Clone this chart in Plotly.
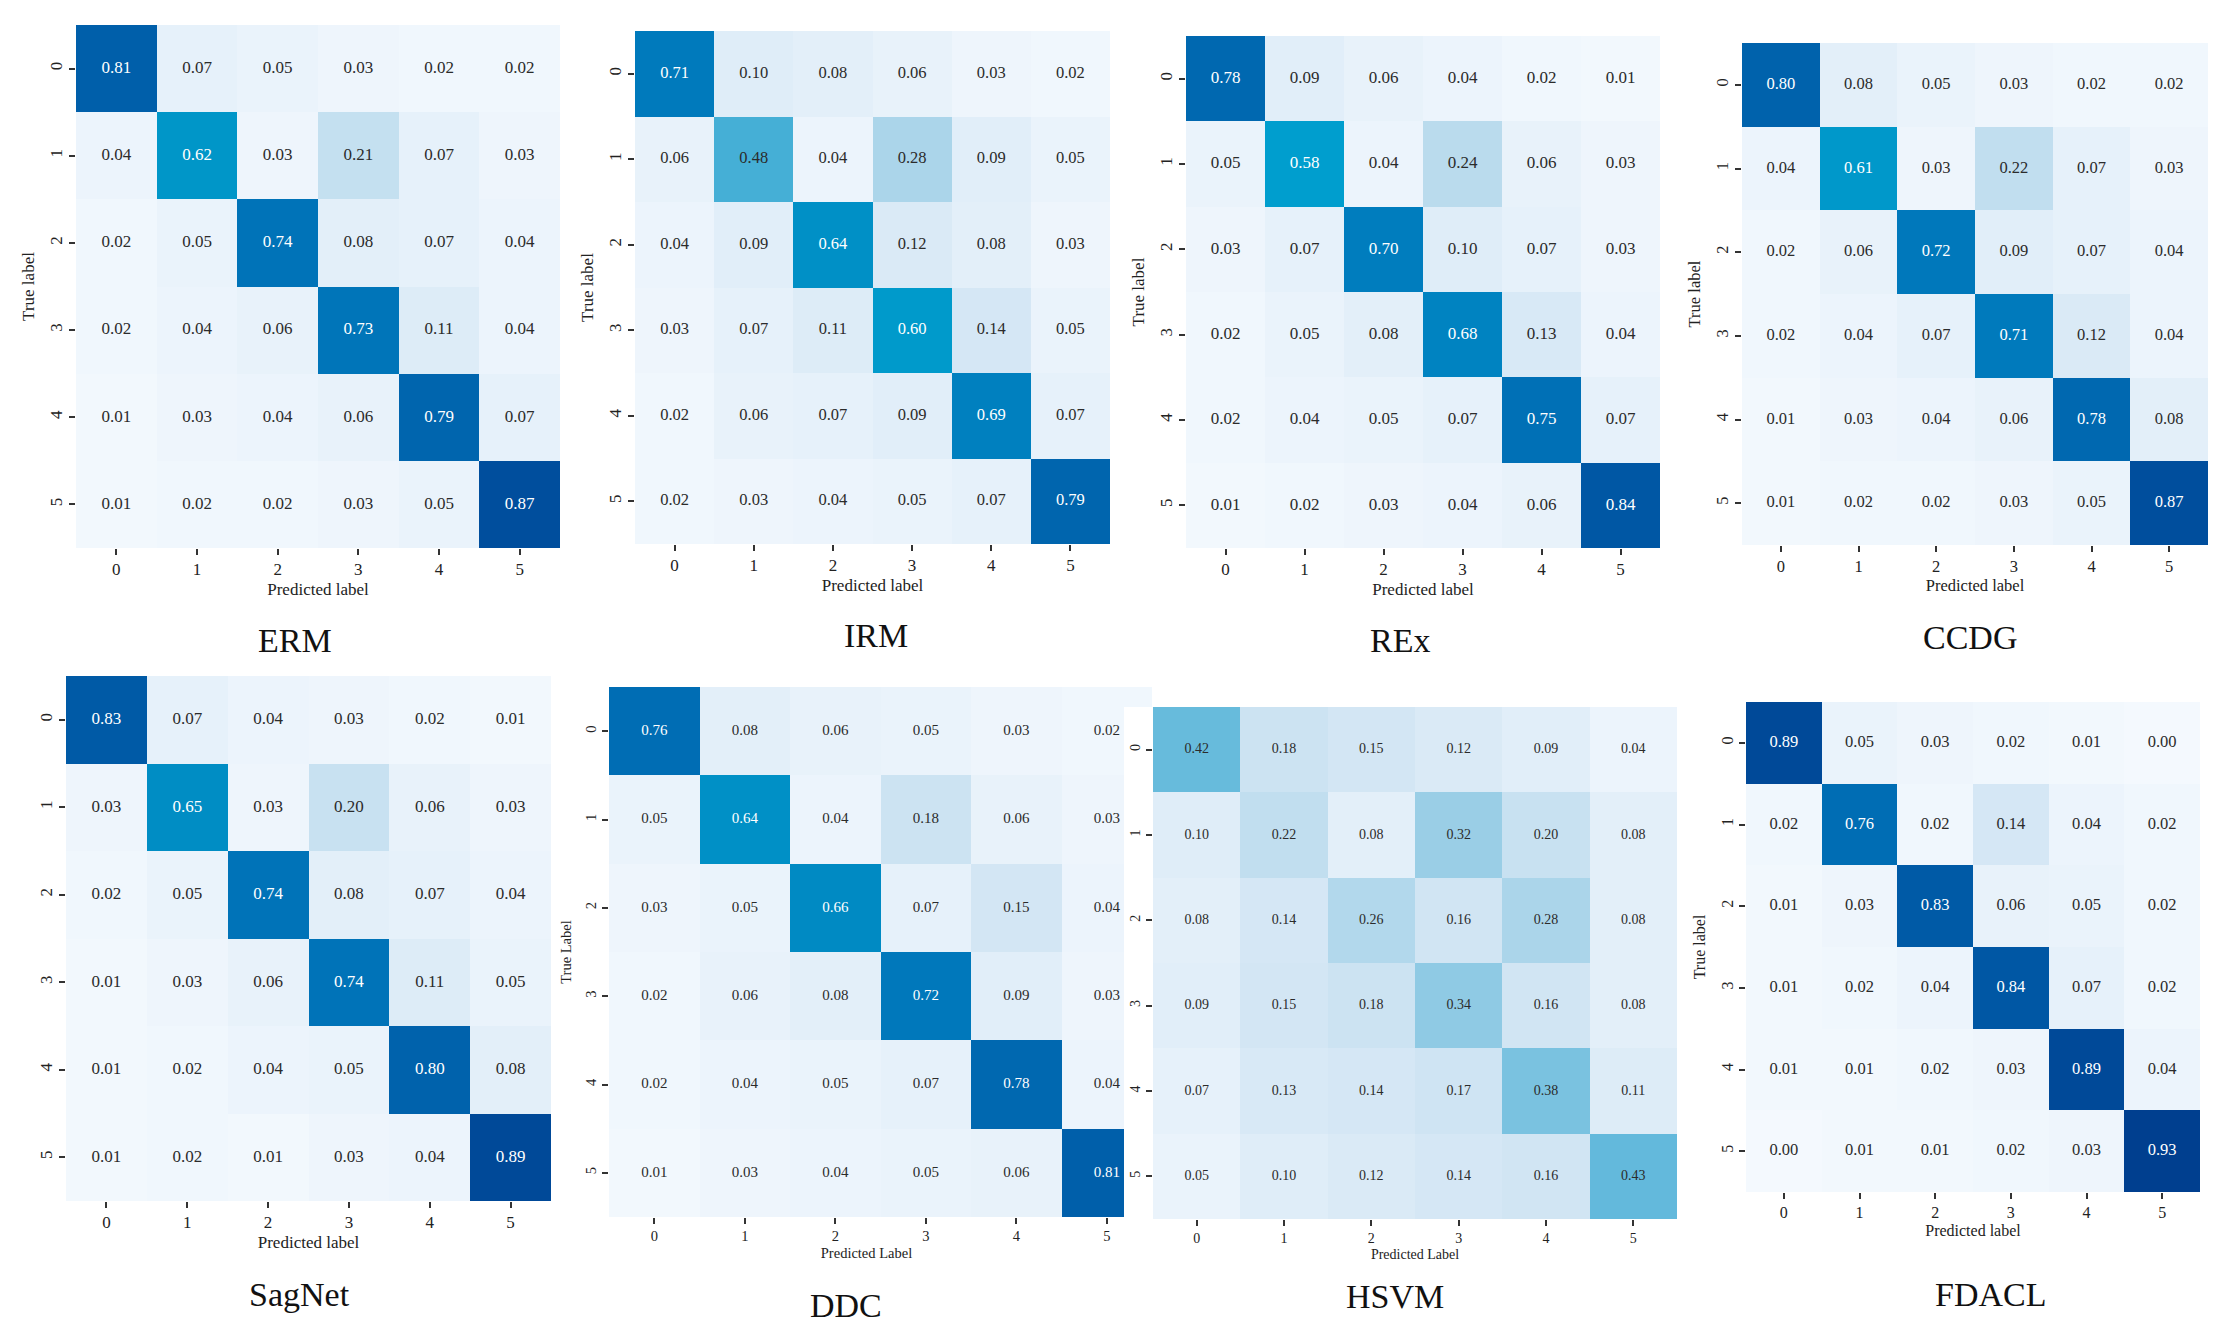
import numpy as np
import plotly.graph_objects as go

# confusion matrices (rows = true label, cols = predicted label)
classes = ["0", "1", "2", "3", "4", "5"]
methods = ["ERM", "IRM", "REx", "CCDG", "SagNet", "DDC", "HSVM", "FDACL"]

erm = [[0.81, 0.07, 0.05, 0.03, 0.02, 0.02],
       [0.04, 0.62, 0.03, 0.21, 0.07, 0.03],
       [0.02, 0.05, 0.74, 0.08, 0.07, 0.04],
       [0.02, 0.04, 0.06, 0.73, 0.11, 0.04],
       [0.01, 0.03, 0.04, 0.06, 0.79, 0.07],
       [0.01, 0.02, 0.02, 0.03, 0.05, 0.87]]
irm = [[0.71, 0.10, 0.08, 0.06, 0.03, 0.02],
       [0.06, 0.48, 0.04, 0.28, 0.09, 0.05],
       [0.04, 0.09, 0.64, 0.12, 0.08, 0.03],
       [0.03, 0.07, 0.11, 0.60, 0.14, 0.05],
       [0.02, 0.06, 0.07, 0.09, 0.69, 0.07],
       [0.02, 0.03, 0.04, 0.05, 0.07, 0.79]]
rex = [[0.78, 0.09, 0.06, 0.04, 0.02, 0.01],
       [0.05, 0.58, 0.04, 0.24, 0.06, 0.03],
       [0.03, 0.07, 0.70, 0.10, 0.07, 0.03],
       [0.02, 0.05, 0.08, 0.68, 0.13, 0.04],
       [0.02, 0.04, 0.05, 0.07, 0.75, 0.07],
       [0.01, 0.02, 0.03, 0.04, 0.06, 0.84]]
ccdg = [[0.80, 0.08, 0.05, 0.03, 0.02, 0.02],
        [0.04, 0.61, 0.03, 0.22, 0.07, 0.03],
        [0.02, 0.06, 0.72, 0.09, 0.07, 0.04],
        [0.02, 0.04, 0.07, 0.71, 0.12, 0.04],
        [0.01, 0.03, 0.04, 0.06, 0.78, 0.08],
        [0.01, 0.02, 0.02, 0.03, 0.05, 0.87]]
sagnet = [[0.83, 0.07, 0.04, 0.03, 0.02, 0.01],
          [0.03, 0.65, 0.03, 0.20, 0.06, 0.03],
          [0.02, 0.05, 0.74, 0.08, 0.07, 0.04],
          [0.01, 0.03, 0.06, 0.74, 0.11, 0.05],
          [0.01, 0.02, 0.04, 0.05, 0.80, 0.08],
          [0.01, 0.02, 0.01, 0.03, 0.04, 0.89]]
ddc = [[0.76, 0.08, 0.06, 0.05, 0.03, 0.02],
       [0.05, 0.64, 0.04, 0.18, 0.06, 0.03],
       [0.03, 0.05, 0.66, 0.07, 0.15, 0.04],
       [0.02, 0.06, 0.08, 0.72, 0.09, 0.03],
       [0.02, 0.04, 0.05, 0.07, 0.78, 0.04],
       [0.01, 0.03, 0.04, 0.05, 0.06, 0.81]]
hsvm = [[0.42, 0.18, 0.15, 0.12, 0.09, 0.04],
        [0.10, 0.22, 0.08, 0.32, 0.20, 0.08],
        [0.08, 0.14, 0.26, 0.16, 0.28, 0.08],
        [0.09, 0.15, 0.18, 0.34, 0.16, 0.08],
        [0.07, 0.13, 0.14, 0.17, 0.38, 0.11],
        [0.05, 0.10, 0.12, 0.14, 0.16, 0.43]]
fdacl = [[0.89, 0.05, 0.03, 0.02, 0.01, 0.00],
         [0.02, 0.76, 0.02, 0.14, 0.04, 0.02],
         [0.01, 0.03, 0.83, 0.06, 0.05, 0.02],
         [0.01, 0.02, 0.04, 0.84, 0.07, 0.02],
         [0.01, 0.01, 0.02, 0.03, 0.89, 0.04],
         [0.00, 0.01, 0.01, 0.02, 0.03, 0.93]]

matrices = [erm, irm, rex, ccdg, sagnet, ddc, hsvm, fdacl]
xlabels = ["Predicted label"] * 5 + ["Predicted Label", "Predicted Label", "Predicted label"]
ylabels = ["True label"] * 4 + ["", "True Label", "", "True label"]

# ---- layout (pixels in a 2232 x 1343 canvas) ----
W, H = 2232, 1343
OFF = 8  # page body margin
FONT = "Liberation Serif"
# heatmap box x0, x1, y0, y1 / title centre / font sizes (cell, labels)
boxes = [
    (76, 560, 25, 548, 295, 640, 17, 17),
    (635, 1110, 31, 544, 876, 635, 16.5, 17),
    (1186, 1660, 36, 548, 1400, 640, 17, 17),
    (1742, 2208, 43, 545, 1970, 637, 16.5, 16.5),
    (66, 551, 676, 1201, 299, 1294, 17, 17),
    (609, 1152, 687, 1217, 846, 1305, 15, 14.5),
    (1153, 1677, 707, 1219, 1395, 1296, 14, 14),
    (1746, 2200, 702, 1192, 1990, 1294, 16.5, 16),
]
DDC_CUT = 1124  # HSVM panel's white background starts here and hides DDC's last column

blues = [
    [0.00, "rgb(244,249,254)"], [0.05, "rgb(234,243,251)"],
    [0.10, "rgb(223,237,248)"], [0.15, "rgb(211,230,244)"],
    [0.20, "rgb(200,225,241)"], [0.30, "rgb(164,210,232)"],
    [0.40, "rgb(112,190,222)"], [0.45, "rgb(90,182,218)"],
    [0.50, "rgb(55,170,212)"], [0.58, "rgb(0,158,206)"],
    [0.62, "rgb(0,150,200)"], [0.66, "rgb(0,138,195)"],
    [0.70, "rgb(0,125,190)"], [0.75, "rgb(0,112,182)"],
    [0.80, "rgb(0,98,172)"], [0.85, "rgb(0,84,162)"],
    [0.90, "rgb(0,70,150)"], [0.95, "rgb(0,58,138)"],
    [1.00, "rgb(0,50,125)"],
]


def fx(v):
    return (v - OFF) / W


def fy(v):
    return 1 - (v - OFF) / H


fig = go.Figure()
layout = {}
annotations = []
idx = list(range(len(classes)))
cols, rows = np.meshgrid(idx, idx)

for i, (name, z) in enumerate(zip(methods, matrices)):
    n = i + 1
    sfx = "" if n == 1 else str(n)
    x0, x1, y0, y1, tx, ty, fcell, flab = boxes[i]
    z = np.array(z)
    xmax = 5.5
    if name == "DDC":
        cw = (x1 - x0) / 6
        xmax = -0.5 + (DDC_CUT - x0) / cw
        x1 = DDC_CUT

    fig.add_trace(go.Heatmap(
        z=z, x=idx, y=idx, zmin=0, zmax=1, colorscale=blues,
        showscale=False, xaxis="x" + sfx, yaxis="y" + sfx, hoverinfo="z"))
    fig.add_trace(go.Scatter(
        x=cols.ravel(), y=rows.ravel(), mode="text",
        text=[f"{v:.2f}" for v in z.ravel()],
        textfont=dict(family=FONT, size=fcell,
                      color=["white" if v >= 0.5 else "#2b2b2b" for v in z.ravel()]),
        xaxis="x" + sfx, yaxis="y" + sfx, hoverinfo="skip", showlegend=False))

    tick = dict(ticks="outside", ticklen=6, tickwidth=1.5, tickcolor="#333",
                showgrid=False, zeroline=False, showline=False,
                tickvals=idx, ticktext=classes,
                tickfont=dict(family=FONT, size=flab, color="#222"))
    layout["xaxis" + sfx] = dict(
        domain=[fx(x0), fx(x1)], anchor="y" + sfx, range=[-0.5, xmax],
        title=dict(text=xlabels[i], font=dict(family=FONT, size=flab, color="#222"),
                   standoff=4),
        **tick)
    layout["yaxis" + sfx] = dict(
        domain=[fy(y1), fy(y0)], anchor="x" + sfx, range=[5.5, -0.5],
        tickangle=-90,
        title=dict(text=ylabels[i], font=dict(family=FONT, size=flab, color="#222"),
                   standoff=8),
        **tick)
    annotations.append(dict(
        text=name, x=fx(tx), y=fy(ty), xref="paper", yref="paper",
        showarrow=False, xanchor="center", yanchor="middle",
        font=dict(family=FONT, size=34, color="#111")))

# DDC's top row still shows above the HSVM panel's white background
x0, x1, y0, y1 = boxes[5][:4]
cw = (x1 - x0) / 6
ch = (y1 - y0) / 6
n = len(methods) + 1
fig.add_trace(go.Heatmap(
    z=np.array(ddc), x=idx, y=idx, zmin=0, zmax=1, colorscale=blues,
    showscale=False, xaxis=f"x{n}", yaxis=f"y{n}", hoverinfo="z"))
layout[f"xaxis{n}"] = dict(domain=[fx(DDC_CUT), fx(x1)], anchor=f"y{n}",
                           range=[-0.5 + (DDC_CUT - x0) / cw, 5.5], visible=False)
layout[f"yaxis{n}"] = dict(domain=[fy(707), fy(y0)], anchor=f"x{n}",
                           range=[-0.5 + (707 - y0) / ch, -0.5], visible=False)

fig.update_layout(
    width=W, height=H, margin=dict(l=0, r=0, t=0, b=0),
    paper_bgcolor="white", plot_bgcolor="white", showlegend=False,
    annotations=annotations, **layout)

fig.write_html("out.html")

* [Task]
Write out each line of the listing above, exactly, from its first line to the line holding "import plotly.graph_objects as go", inclusive. Skip the pictures.

* [Response to the exercise]
Clone this chart in Plotly.
import numpy as np
import plotly.graph_objects as go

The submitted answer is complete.